José Aledón Esbri /EPDA Debo confesar – y confieso – que soy un gran admirador del arte de Segrelles. Aún tengo fresca en la memoria la impresión que me causó ver, con solo 14 años, parte de los originales que pintara el maestro para ilustrar una edición de lujo de “El Quijote”, creo que fue en la desaparecida Galería San Vicente en 1966.
Segrelles, ferviente católico, tuvo que pasar por las horcas caudinas de la intolerancia política en dos ocasiones: la primera en el verano de 1936 en su Albaida natal, cuando, triunfante la revolución y su corolario iconoclasta, para salvar su vida – le acusaron de fascista - tuvo que “aceptar” su incorporación como perito en obras de arte, en una sección de requisa, es decir, tenía que decidir qué objetos y obras religiosas debían ser quemadas – la mayoría de ellas – y cuales, por su valor intrínseco ser indultadas del fuego – una ínfima minoría – .Consiguió salvar con pintorescas triquiñuelas, entre otras, la imagen de la patrona de Albaida: la Virgen del Remedio.

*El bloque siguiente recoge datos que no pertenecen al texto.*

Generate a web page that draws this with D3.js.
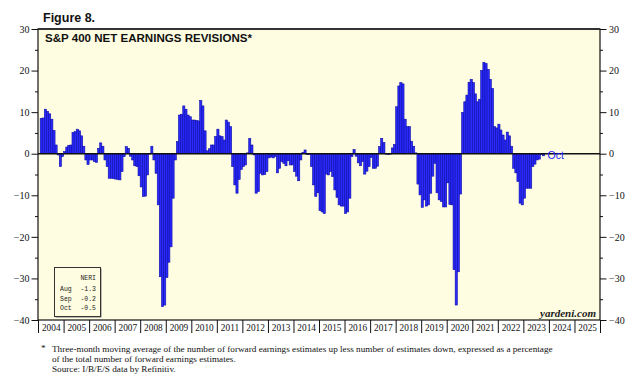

La segunda – ésta mucho más llevadera y, para su sorpresa - ocurrió cuando, vencedores los antiguos perseguidos, le acusaron de rojo e incendiario por su labor durante la revolución. Le costó lo suyo salir indemne de la acusación, teniendo que demostrar su inquebrantable adhesión al nuevo régimen. Lo hizo y, como recompensa, las nuevas autoridades le solicitaron aportaciones artísticas, como fue el caso de Adolfo Rincón de Arellano, a la sazón Jefe Provincial del Movimiento Nacional, que le invitó a participar en la I Exposición de Arte Mediterráneo de la posguerra, aportando su obra “Composición”. La Delegación Provincial de Juventudes le encarga un cuadro con el lema “Por el Imperio hacia Dios”. Fue nombrado también miembro del jurado calificador de carteles del nuevo diario “Levante”… En noviembre de 1939 toma también posesión de una Cátedra en la Escuela Superior de Pintura, Escultura y Grabado de Valencia.
Además de lo anterior, pinta un retrato de Franco rodeado de su guardia mora con destino a la sede del Gobierno Civil de Valencia – que presidía un militar -. Enterado Franco de tal hecho a través de Ángel Ezcurra Sánchez, presidente de la Asociación de la Prensa de Valencia y de Ramón Serrano Suñer, cuñado de su esposa, le manifiesta el deseo de conocerlo personalmente y de posar para otro retrato suyo si así lo desea. De tal deseo surge un óleo ecuestre del dictador, destinado a presidir el Salón de Sesiones del Ayuntamiento de Valencia, que permaneció allí hasta la llegada de la Democracia. Aún pintó Segrelles un tercer retrato de Franco depositado hoy en el Museo Histórico Militar de Valencia.
Después de este prolijo y farragoso preámbulo pregunto: ¿Qué méritos concurren en mi admirado José Segrelles Albert para tener su efigie plasmada – pagada con dinero público – indeleblemente en una fachada del Canyamelar (calle de Vicente Gallart. Arcipreste): ¿su arte?, ¿su vinculación (nula) con el barrio? ¿su pasado franquista…?
Quien creo que sí merece un mural en ESE MISMO LUGAR es nuestro paisano Josep Renau Berenguer (1907-1982), de origen cañamelero (del cual presumía. Su familia vivía en 1915 en la calle José Benlliure 190, en el Cabanyal), nada franquista, más bien todo lo contrario (fue militante comunista hasta su muerte, no volviendo a España hasta 1976), quien organizó la evacuación de las principales obras del Museo del Prado hasta Valencia (acabando al final de la guerra en Ginebra, Suiza) para preservarlas de los bombardeos, conocido mundialmente y cuya obra legó “al pueblo valenciano”.
¿Para cuándo un mural dedicado a él en el Canyamelar?